Where the facts are undisputed, we treat probable cause for a bindover determination as a question of law. State v. Williams, 104 Wis. 2d 15, 21-22, 310 N.W.2d 601, 604-05 (1981). A defendant may be bound over for trial when the evidence presented at the preliminary hearing is sufficient to support a reasonable inference that the defendant probably committed a felony. State v. Dunn, 121 Wis. 2d 389, 397-98, 359 N.W.2d 151, 155 (1984). All that is needed is a believable or plausible account of the defendant's commission of a felony. Id. at 398, 359 N.W.2d at 155.


After reviewing the record, we conclude that the portion of the trial court's order dealing with the sufficiency of evidence at the preliminary hearing should be affirmed. The evidence presented at the preliminary hearing shows that on December 6 and 12, 1984, Leist filed a series of documents entitled "Declaration of Land Patent" with the Manitowoc County Register of Deeds. As Leist presented the documents for filing, he added to them the words "Drafted by Don Leist." When the register of deeds asked Leist what benefit he expected to gain from filing the documents, Leist did not respond but instead stated, "Well, I just want them filed."

It is reasonable to infer, as the trial court did, that as drafter and presenter of the documents, Leist must have had some knowledge of their effect. Leist's insistence that the documents be filed despite the register of deeds' inquiry into the documents' value supports the plausible inference that Leist knew the documents were frivolous.

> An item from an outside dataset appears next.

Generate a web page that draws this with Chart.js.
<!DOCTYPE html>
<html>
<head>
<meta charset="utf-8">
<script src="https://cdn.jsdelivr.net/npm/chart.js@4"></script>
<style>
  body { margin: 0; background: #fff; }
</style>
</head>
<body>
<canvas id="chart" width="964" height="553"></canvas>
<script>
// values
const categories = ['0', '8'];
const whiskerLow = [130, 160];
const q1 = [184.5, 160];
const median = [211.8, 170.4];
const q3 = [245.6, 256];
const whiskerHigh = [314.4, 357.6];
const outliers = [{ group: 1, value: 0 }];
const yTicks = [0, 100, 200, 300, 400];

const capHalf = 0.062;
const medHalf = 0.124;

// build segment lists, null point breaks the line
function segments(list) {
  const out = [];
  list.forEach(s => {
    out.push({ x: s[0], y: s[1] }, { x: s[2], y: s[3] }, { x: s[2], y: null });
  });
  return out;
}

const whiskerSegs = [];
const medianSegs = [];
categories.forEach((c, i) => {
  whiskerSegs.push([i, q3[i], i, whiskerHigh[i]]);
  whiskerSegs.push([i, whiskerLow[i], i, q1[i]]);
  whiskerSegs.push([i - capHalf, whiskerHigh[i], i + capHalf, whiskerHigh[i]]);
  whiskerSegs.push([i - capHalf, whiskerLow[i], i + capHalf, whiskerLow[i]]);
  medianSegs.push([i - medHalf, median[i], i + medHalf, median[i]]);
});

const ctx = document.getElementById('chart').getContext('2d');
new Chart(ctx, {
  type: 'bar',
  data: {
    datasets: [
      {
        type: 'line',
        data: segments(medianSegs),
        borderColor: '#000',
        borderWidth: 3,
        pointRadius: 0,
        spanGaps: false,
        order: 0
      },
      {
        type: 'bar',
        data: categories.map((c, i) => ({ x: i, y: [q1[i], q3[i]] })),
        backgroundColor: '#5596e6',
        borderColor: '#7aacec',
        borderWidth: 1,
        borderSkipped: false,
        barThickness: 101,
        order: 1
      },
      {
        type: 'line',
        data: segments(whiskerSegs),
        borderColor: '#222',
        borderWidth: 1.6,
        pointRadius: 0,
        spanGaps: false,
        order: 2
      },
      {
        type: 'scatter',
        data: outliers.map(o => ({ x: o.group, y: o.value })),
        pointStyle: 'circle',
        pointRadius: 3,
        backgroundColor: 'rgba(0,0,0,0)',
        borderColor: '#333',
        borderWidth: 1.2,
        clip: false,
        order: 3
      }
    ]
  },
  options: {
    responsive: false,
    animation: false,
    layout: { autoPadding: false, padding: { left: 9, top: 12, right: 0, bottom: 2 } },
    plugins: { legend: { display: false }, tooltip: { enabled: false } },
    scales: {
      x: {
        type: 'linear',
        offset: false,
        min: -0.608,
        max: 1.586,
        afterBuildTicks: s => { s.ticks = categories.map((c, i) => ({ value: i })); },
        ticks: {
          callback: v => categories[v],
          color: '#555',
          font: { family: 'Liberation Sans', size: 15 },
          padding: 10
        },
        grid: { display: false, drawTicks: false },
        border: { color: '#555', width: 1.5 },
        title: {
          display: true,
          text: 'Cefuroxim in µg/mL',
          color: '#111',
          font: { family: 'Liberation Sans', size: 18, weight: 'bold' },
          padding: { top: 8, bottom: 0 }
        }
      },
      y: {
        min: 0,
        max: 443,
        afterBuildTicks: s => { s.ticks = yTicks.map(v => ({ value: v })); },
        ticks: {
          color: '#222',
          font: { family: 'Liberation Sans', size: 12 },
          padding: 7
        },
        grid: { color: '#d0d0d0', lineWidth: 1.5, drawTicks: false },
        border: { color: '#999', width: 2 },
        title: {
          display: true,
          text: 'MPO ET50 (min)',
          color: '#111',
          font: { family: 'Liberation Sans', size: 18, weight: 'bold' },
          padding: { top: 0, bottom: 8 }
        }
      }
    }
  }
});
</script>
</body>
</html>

*41 Although, as the trial court pointed out, other inferences are possible and although the evidence may not be enough to convict beyond a reasonable doubt, the preliminary hearing is not the proper forum to choose between conflicting inferences. Id. Therefore, we hold that there is a plausible account of Leist's knowledge of the documents' frivolousness and that probable cause for purposes of the preliminary hearing was satisfied.[3]

By the Court.Order affirmed in part, reversed in part; judgment reversed and cause remanded for a new trial.

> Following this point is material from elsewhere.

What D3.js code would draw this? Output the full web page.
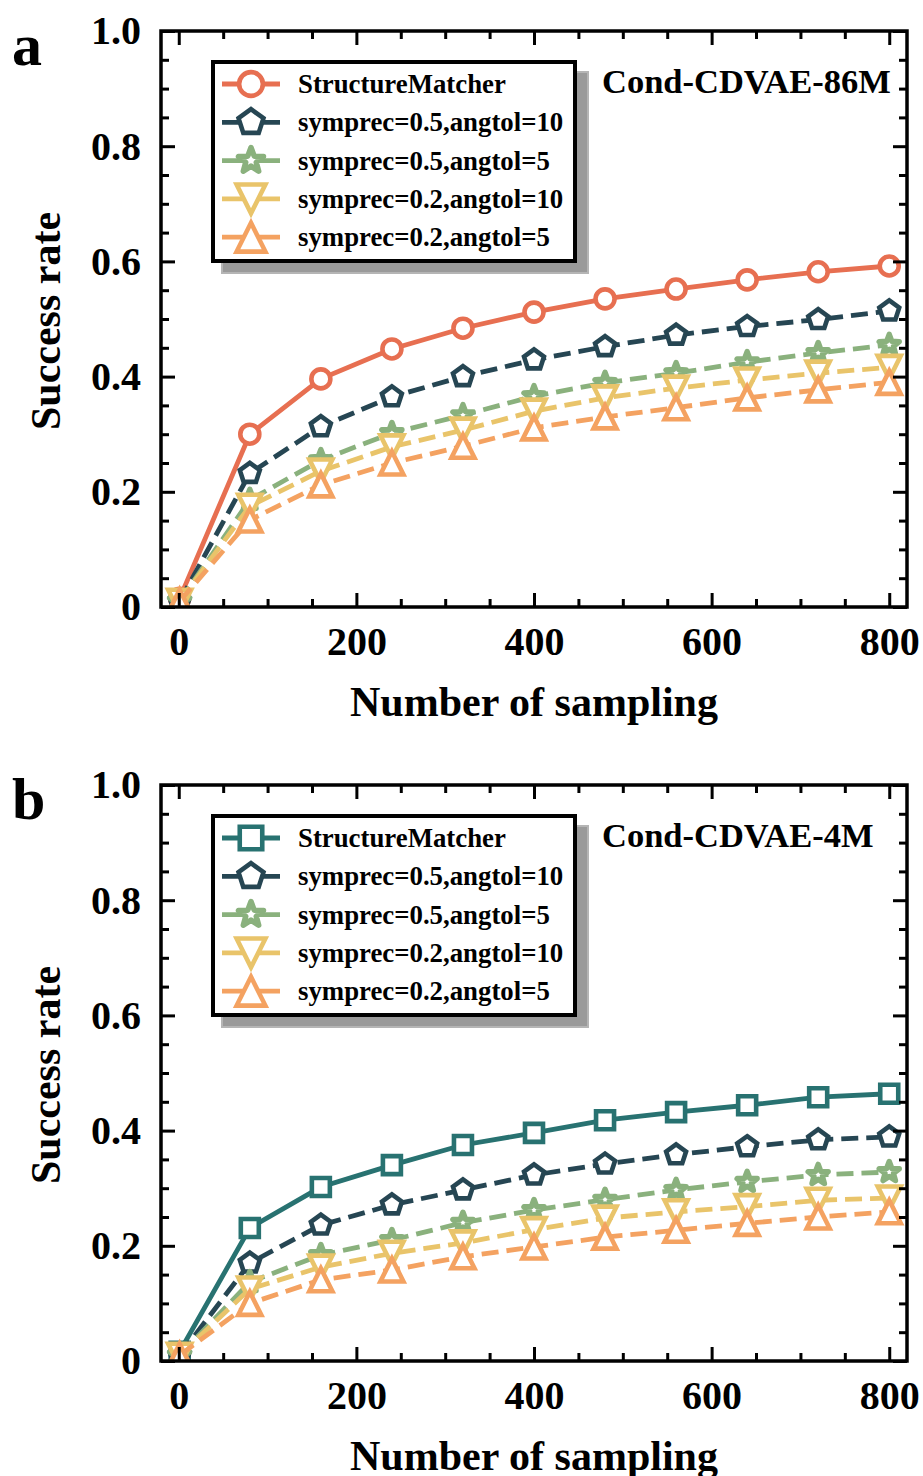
<!DOCTYPE html>
<html>
<head>
<meta charset="utf-8">
<script src="https://cdn.jsdelivr.net/npm/d3@7"></script>
<style>
  body { margin: 0; background: #fff; }
  svg text { font-family: "Liberation Serif", "Times New Roman", serif; font-weight: bold; fill: #000; }
  .tick text { font-size: 40px; }
  .axis-title { font-size: 42px; }
  .panel-letter { font-size: 60px; }
  .tag { font-size: 34.5px; }
  .legend-text { font-size: 26.8px; }
</style>
</head>
<body>
<svg id="fig" width="923" height="1476"></svg>
<script>
// data
var samplingN = [1, 80, 160, 240, 320, 400, 480, 560, 640, 720, 800];
var seriesNames = ["StructureMatcher", "symprec=0.5,angtol=10", "symprec=0.5,angtol=5",
                   "symprec=0.2,angtol=10", "symprec=0.2,angtol=5"];

// panel a : Cond-CDVAE-86M
var m86_structureMatcher = [0.015, 0.300, 0.396, 0.448, 0.484, 0.512, 0.535, 0.552, 0.568, 0.582, 0.592];
var m86_sp05_at10 = [0.010, 0.232, 0.313, 0.365, 0.400, 0.429, 0.452, 0.472, 0.487, 0.499, 0.514];
var m86_sp05_at5  = [0.010, 0.186, 0.255, 0.302, 0.333, 0.366, 0.389, 0.406, 0.425, 0.441, 0.455];
var m86_sp02_at10 = [0.010, 0.175, 0.236, 0.278, 0.307, 0.340, 0.363, 0.380, 0.394, 0.406, 0.416];
var m86_sp02_at5  = [0.010, 0.151, 0.212, 0.250, 0.279, 0.311, 0.330, 0.346, 0.363, 0.377, 0.390];

// panel b : Cond-CDVAE-4M
var m4_structureMatcher = [0.016, 0.231, 0.302, 0.340, 0.375, 0.396, 0.418, 0.432, 0.444, 0.458, 0.464];
var m4_sp05_at10 = [0.010, 0.170, 0.236, 0.271, 0.297, 0.323, 0.342, 0.358, 0.372, 0.384, 0.389];
var m4_sp05_at5  = [0.010, 0.137, 0.184, 0.210, 0.240, 0.262, 0.280, 0.297, 0.311, 0.323, 0.328];
var m4_sp02_at10 = [0.010, 0.125, 0.163, 0.187, 0.205, 0.228, 0.248, 0.259, 0.268, 0.279, 0.283];
var m4_sp02_at5  = [0.010, 0.100, 0.141, 0.158, 0.181, 0.198, 0.215, 0.227, 0.239, 0.250, 0.259];

var xMajor = [0, 200, 400, 600, 800];
var xMinor = [50, 100, 150, 250, 300, 350, 450, 500, 550, 650, 700, 750];
var yMajor = [0, 0.2, 0.4, 0.6, 0.8, 1.0];
var yMinor = [0.05, 0.1, 0.15, 0.25, 0.3, 0.35, 0.45, 0.5, 0.55, 0.65, 0.7, 0.75, 0.85, 0.9, 0.95];

var svg = d3.select("#fig");

// marker outlines, s = scale (legend uses bigger ones)
function markerPath(type, s) {
    var p = d3.path();
    var pts, i, a;
    if (type === "circle") {
        var r = 9.5 * s;
        p.moveTo(r, 0);
        p.arc(0, 0, r, 0, 2 * Math.PI);
        p.closePath();
        return p.toString();
    }
    if (type === "square") {
        var h = 9 * s;
        pts = [[-h, -h], [h, -h], [h, h], [-h, h]];
    } else if (type === "pentagon") {
        pts = [];
        for (i = 0; i < 5; i++) {
            a = (-90 + i * 72) * Math.PI / 180;
            pts.push([10.5 * s * Math.cos(a), 10.5 * s * Math.sin(a)]);
        }
    } else if (type === "star") {
        pts = [];
        for (i = 0; i < 10; i++) {
            a = (-90 + i * 36) * Math.PI / 180;
            var rr = (i % 2 === 0 ? 10.5 : 10.5 * 0.42) * s;
            pts.push([rr * Math.cos(a), rr * Math.sin(a)]);
        }
    } else if (type === "triDown") {
        var t = 11.5 * s;
        pts = [[-t, -t], [t, -t], [0, t]];
    } else {
        var u = 11.5 * s;
        pts = [[0, -u], [u, u], [-u, u]];
    }
    p.moveTo(pts[0][0], pts[0][1]);
    for (i = 1; i < pts.length; i++) p.lineTo(pts[i][0], pts[i][1]);
    p.closePath();
    return p.toString();
}

function drawPanel(top, letter, tag, values, colors, markers, clipId) {
    var x = d3.scaleLinear().domain([-20, 820]).range([161, 907]);
    var y = d3.scaleLinear().domain([0, 1]).range([top + 576, top]);

    var g = svg.append("g");

    g.append("clipPath").attr("id", clipId)
        .append("rect")
        .attr("x", x(-20)).attr("y", y(1))
        .attr("width", x(820) - x(-20)).attr("height", y(0) - y(1));

    var plot = g.append("g").attr("clip-path", "url(#" + clipId + ")");

    var line = d3.line()
        .x((d, i) => x(samplingN[i]))
        .y(d => y(d));

    values.forEach((vals, k) => {
        plot.append("path")
            .datum(vals)
            .attr("d", line)
            .attr("fill", "none")
            .attr("stroke", colors[k])
            .attr("stroke-width", 4.8)
            .attr("stroke-dasharray", k === 0 ? null : "17,8");

        plot.selectAll(null)
            .data(vals)
            .enter().append("path")
            .attr("transform", (d, i) => "translate(" + x(samplingN[i]) + "," + y(d) + ")")
            .attr("d", markerPath(markers[k], 1))
            .attr("fill", "#fff")
            .attr("stroke", colors[k])
            .attr("stroke-width", markers[k] === "star" ? 5.5 : 4.6)
            .attr("stroke-linejoin", markers[k] === "star" ? "round" : "miter");
    });

    // axes, ticks pointing inward on all four sides
    function clean(sel) {
        sel.select(".domain").remove();
        sel.selectAll(".tick line").attr("stroke-width", 3);
    }
    var fmtY = d => d === 0 ? "0" : d3.format(".1f")(d);

    g.append("g").attr("transform", "translate(0," + y(0) + ")")
        .call(d3.axisBottom(x).tickValues(xMajor).tickSize(-14).tickPadding(20).tickFormat(d3.format("d")))
        .call(clean);
    g.append("g").attr("transform", "translate(0," + y(0) + ")")
        .call(d3.axisBottom(x).tickValues(xMinor).tickSize(-8).tickFormat(""))
        .call(clean);
    g.append("g").attr("transform", "translate(0," + y(1) + ")")
        .call(d3.axisTop(x).tickValues(xMajor).tickSize(-14).tickFormat(""))
        .call(clean);
    g.append("g").attr("transform", "translate(0," + y(1) + ")")
        .call(d3.axisTop(x).tickValues(xMinor).tickSize(-8).tickFormat(""))
        .call(clean);

    g.append("g").attr("transform", "translate(" + x(-20) + ",0)")
        .call(d3.axisLeft(y).tickValues(yMajor).tickSize(-14).tickPadding(20).tickFormat(fmtY))
        .call(clean);
    g.append("g").attr("transform", "translate(" + x(-20) + ",0)")
        .call(d3.axisLeft(y).tickValues(yMinor).tickSize(-8).tickFormat(""))
        .call(clean);
    g.append("g").attr("transform", "translate(" + x(820) + ",0)")
        .call(d3.axisRight(y).tickValues(yMajor).tickSize(-14).tickFormat(""))
        .call(clean);
    g.append("g").attr("transform", "translate(" + x(820) + ",0)")
        .call(d3.axisRight(y).tickValues(yMinor).tickSize(-8).tickFormat(""))
        .call(clean);

    // frame
    g.append("rect")
        .attr("x", x(-20)).attr("y", y(1))
        .attr("width", x(820) - x(-20)).attr("height", y(0) - y(1))
        .attr("fill", "none").attr("stroke", "#000").attr("stroke-width", 3.5);

    // titles
    g.append("text").attr("class", "axis-title")
        .attr("x", (x(-20) + x(820)) / 2).attr("y", top + 685)
        .attr("text-anchor", "middle")
        .text("Number of sampling");
    g.append("text").attr("class", "axis-title")
        .attr("transform", "translate(60," + (top + 290) + ") rotate(-90)")
        .attr("text-anchor", "middle")
        .text("Success rate");
    g.append("text").attr("class", "panel-letter")
        .attr("x", 12).attr("y", top + 34)
        .text(letter);
    g.append("text").attr("class", "tag")
        .attr("x", 602).attr("y", top + 62)
        .text(tag);

    // legend with drop shadow
    var lg = g.append("g").attr("transform", "translate(0," + top + ")");
    lg.append("rect")
        .attr("x", 222).attr("y", 41).attr("width", 366).attr("height", 201)
        .attr("fill", "#9a9a9a").attr("stroke", "#b5b5b5").attr("stroke-width", 2);
    lg.append("rect")
        .attr("x", 213).attr("y", 31).attr("width", 362).attr("height", 199)
        .attr("fill", "#fff").attr("stroke", "#000").attr("stroke-width", 4);

    seriesNames.forEach((name, k) => {
        var cy = 53 + k * 38.3;
        lg.append("line")
            .attr("x1", 222).attr("x2", 280).attr("y1", cy).attr("y2", cy)
            .attr("stroke", colors[k]).attr("stroke-width", 4.8);
        lg.append("path")
            .attr("transform", "translate(251," + cy + ")")
            .attr("d", markerPath(markers[k], 1.25))
            .attr("fill", "#fff")
            .attr("stroke", colors[k])
            .attr("stroke-width", markers[k] === "star" ? 5.5 : 4.6)
            .attr("stroke-linejoin", markers[k] === "star" ? "round" : "miter");
        lg.append("text").attr("class", "legend-text")
            .attr("x", 298).attr("y", cy + 9)
            .text(name);
    });
}

drawPanel(31, "a", "Cond-CDVAE-86M",
    [m86_structureMatcher, m86_sp05_at10, m86_sp05_at5, m86_sp02_at10, m86_sp02_at5],
    ["#E76F51", "#264653", "#8AB17D", "#E9C46A", "#F4A261"],
    ["circle", "pentagon", "star", "triDown", "triUp"], "clipA");

drawPanel(785, "b", "Cond-CDVAE-4M",
    [m4_structureMatcher, m4_sp05_at10, m4_sp05_at5, m4_sp02_at10, m4_sp02_at5],
    ["#287271", "#264653", "#8AB17D", "#E9C46A", "#F4A261"],
    ["square", "pentagon", "star", "triDown", "triUp"], "clipB");
</script>
</body>
</html>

[†] Petition to review denied.

[1] Section 943.60(1), Stats., provides:

Any person who submits for filing, docketing or recording any lien, claim or lien, lis pendens, writ or attachment or any other instrument relating to title in real or personal property, knowing the contents or any part of the contents to be false, sham or frivolous, is guilty of a Class E felony.

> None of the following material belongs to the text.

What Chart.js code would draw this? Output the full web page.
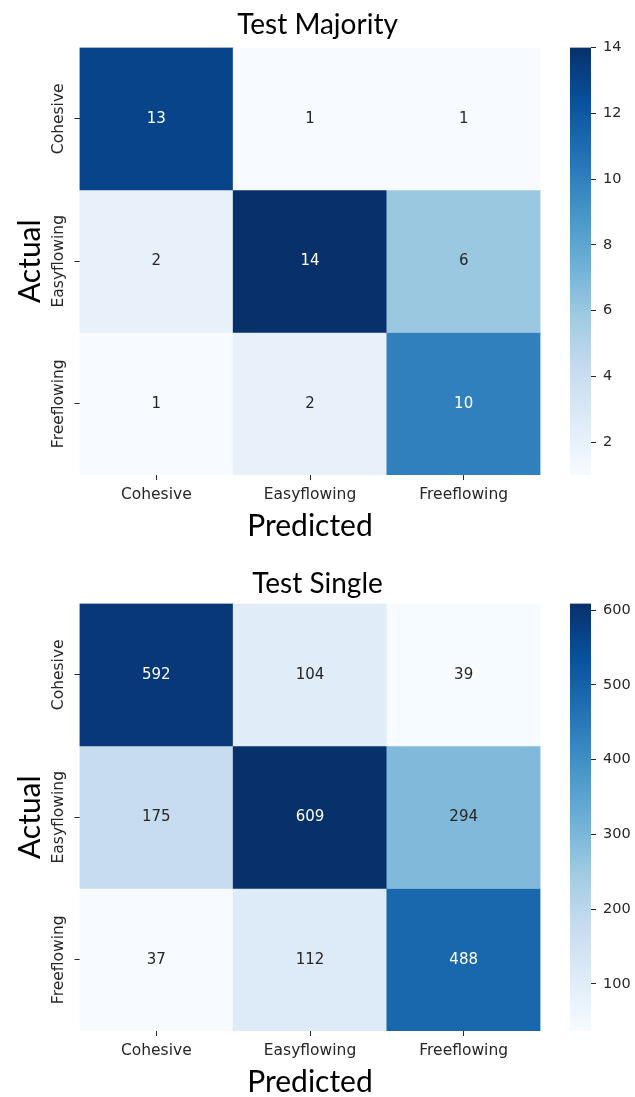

[2] Examples are State v. Christensen, 100 Wis. 2d 507, 302 N.W.2d 448 (1981); State v. Phillips, 99 Wis. 2d 46, 298 N.W.2d 239 (Ct. App. 1980); and State v. Schwarze, 120 Wis. 2d 453, 355 N.W.2d 842 (Ct. App. 1984). In each case, a statutory word or element was defined and interpreted. Christensen at 510, 302 N.W.2d at 450; Phillips at 49-50, 298 N.W.2d at 241; Schwarze at 455-57, 355 N.W.2d at 843. Application of a statute to a particular set of facts is a question of law. Kania v. Airborne Freight Corp., 99 Wis. 2d 746, 758, 300 N.W.2d 63, 68 (1981).

[3] Because we find this and the preceding issue dispositive of the case, we do not reach Leist's argument that he was denied his right to counsel.